In Mavis’ hands, these historic songs born from bad times were presented in a positive, hopeful light, rather than a bitter saga, to show us how far we’ve come and to help keep us on the right track.

She brought the crowd to church with “Wade in the Water,” a Mahalia Jackson spiritual that really got her in the spirit, strutting all over the stage. The traditional “This Little Light” was given an irresistible funky groove, courtesy of the trio.

            For the poignant “Waiting For My Child (To Come Home),” which she dedicated to all military families, Mavis put down the mic and belted out the sad lyrics with her big voice that rose to the rafters.

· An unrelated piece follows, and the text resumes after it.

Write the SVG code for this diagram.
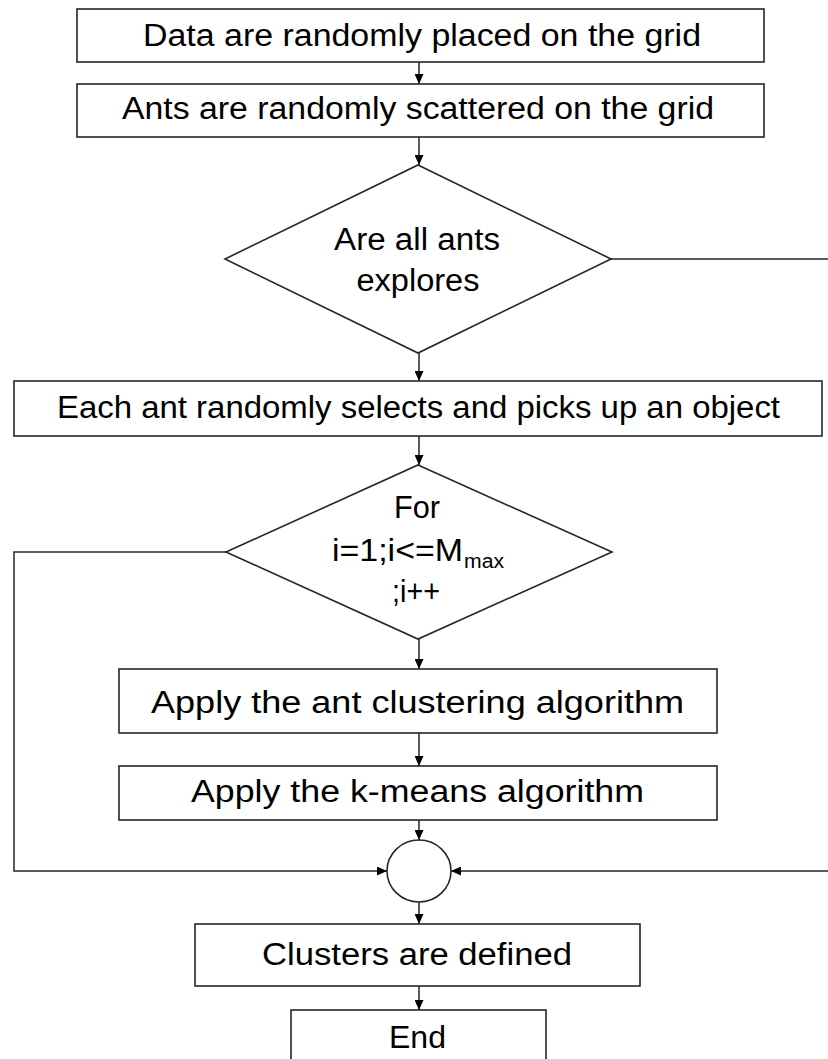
<svg xmlns="http://www.w3.org/2000/svg" width="828" height="1059" viewBox="0 0 828 1059">
<style>
.box{fill:#fff;stroke:#262626;stroke-width:1.6}
.t{font-family:"Liberation Sans",Arial,sans-serif;font-size:31px;fill:#000;text-anchor:middle}
.ts{font-family:"Liberation Sans",Arial,sans-serif;font-size:31px;fill:#000}
.sub{font-family:"Liberation Sans",Arial,sans-serif;font-size:20px;fill:#000}
.c{fill:none;stroke:#262626;stroke-width:1.5}
</style>
<defs>
<marker id="ah" markerUnits="userSpaceOnUse" markerWidth="11" markerHeight="9" refX="10" refY="4.5" orient="auto">
<path d="M0,0 L10,4.5 L0,9 z" fill="#000"/>
</marker>
</defs>
<rect width="828" height="1059" fill="#fff"/>
<g id="connectors">
<path class="c" d="M419,62 V84" marker-end="url(#ah)"/>
<path class="c" d="M419,137 V165" marker-end="url(#ah)"/>
<path class="c" d="M611,259 H830 V871 H451" marker-end="url(#ah)"/>
<path class="c" d="M419,353 V381" marker-end="url(#ah)"/>
<path class="c" d="M419,436 V465" marker-end="url(#ah)"/>
<path class="c" d="M226,552 H14 V871 H387" marker-end="url(#ah)"/>
<path class="c" d="M419,639 V669" marker-end="url(#ah)"/>
<path class="c" d="M419,733 V766" marker-end="url(#ah)"/>
<path class="c" d="M419,820 V840" marker-end="url(#ah)"/>
<path class="c" d="M419,902 V924" marker-end="url(#ah)"/>
<path class="c" d="M419,986 V1010" marker-end="url(#ah)"/>
</g>
<g id="n1">
<rect class="box" x="77" y="9" width="687" height="53"/>
<text class="t" x="422" y="46" textLength="558" lengthAdjust="spacingAndGlyphs">Data are randomly placed on the grid</text>
</g>
<g id="n2">
<rect class="box" x="77" y="84" width="687" height="53"/>
<text class="t" x="418" y="119" textLength="592" lengthAdjust="spacingAndGlyphs">Ants are randomly scattered on the grid</text>
</g>
<g id="n3">
<polygon class="box" points="418,165 611,259 418,353 225,259"/>
<text class="t" x="417" y="250" textLength="166" lengthAdjust="spacingAndGlyphs">Are all ants</text>
<text class="t" x="418" y="291" textLength="123" lengthAdjust="spacingAndGlyphs">explores</text>
</g>
<g id="n4">
<rect class="box" x="14" y="381" width="808" height="55"/>
<text class="t" x="418.5" y="418" textLength="723" lengthAdjust="spacingAndGlyphs">Each ant randomly selects and picks up an object</text>
</g>
<g id="n5">
<polygon class="box" points="418,465 612,552 418,639 226,552"/>
<text class="t" x="417" y="518" textLength="46" lengthAdjust="spacingAndGlyphs">For</text>
<text class="ts" x="332" y="561" textLength="131" lengthAdjust="spacingAndGlyphs">i=1;i&lt;=M</text>
<text class="sub" x="464" y="568" textLength="40" lengthAdjust="spacingAndGlyphs">max</text>
<text class="t" x="416" y="602" textLength="48" lengthAdjust="spacingAndGlyphs">;i++</text>
</g>
<g id="n6">
<rect class="box" x="119" y="669" width="598" height="64"/>
<text class="t" x="417.5" y="713" textLength="533" lengthAdjust="spacingAndGlyphs">Apply the ant clustering algorithm</text>
</g>
<g id="n7">
<rect class="box" x="119" y="766" width="598" height="54"/>
<text class="t" x="417.5" y="802" textLength="453" lengthAdjust="spacingAndGlyphs">Apply the k-means algorithm</text>
</g>
<g id="n8">
<ellipse class="box" cx="419" cy="871" rx="32" ry="31"/>
</g>
<g id="n9">
<rect class="box" x="195" y="924" width="445" height="62"/>
<text class="t" x="417" y="965" textLength="310" lengthAdjust="spacingAndGlyphs">Clusters are defined</text>
</g>
<g id="n10">
<rect class="box" x="291" y="1010" width="255" height="60"/>
<text class="t" x="417.5" y="1048" textLength="57" lengthAdjust="spacingAndGlyphs">End</text>
</g>
</svg>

Mavis left the stage after a 40 minute set, while her trio fired off several smokin’ instrumentals. She returned for a two-song encore of the protest marching song “Freedom Highway” followed by the Staples’ secular hit, “I’ll Take You There.”

            She asked for some help from the audience since her backup singers were down with the flu. Much to Mavis’ (and everyone’s) surprise, Booker T. Jones came to the rescue and started singing “I’ll Take You There.” Who knew that this famous instrumentalist had such a great voice?  It was a funny and tender moment to see the very tall Mr. Jones towering over Ms. Staples as they attempted to share custody of the mic.


 It was also a moment in musical history that foreshadowed the historic world event that would occur in just three days -- the election of Barack Obama as President of the United States, who would give his acceptance speech at a rally in Grant Park just down the street from the Harris Theater. As Mavis put it, “Dr. King is smiling down on us here in America.”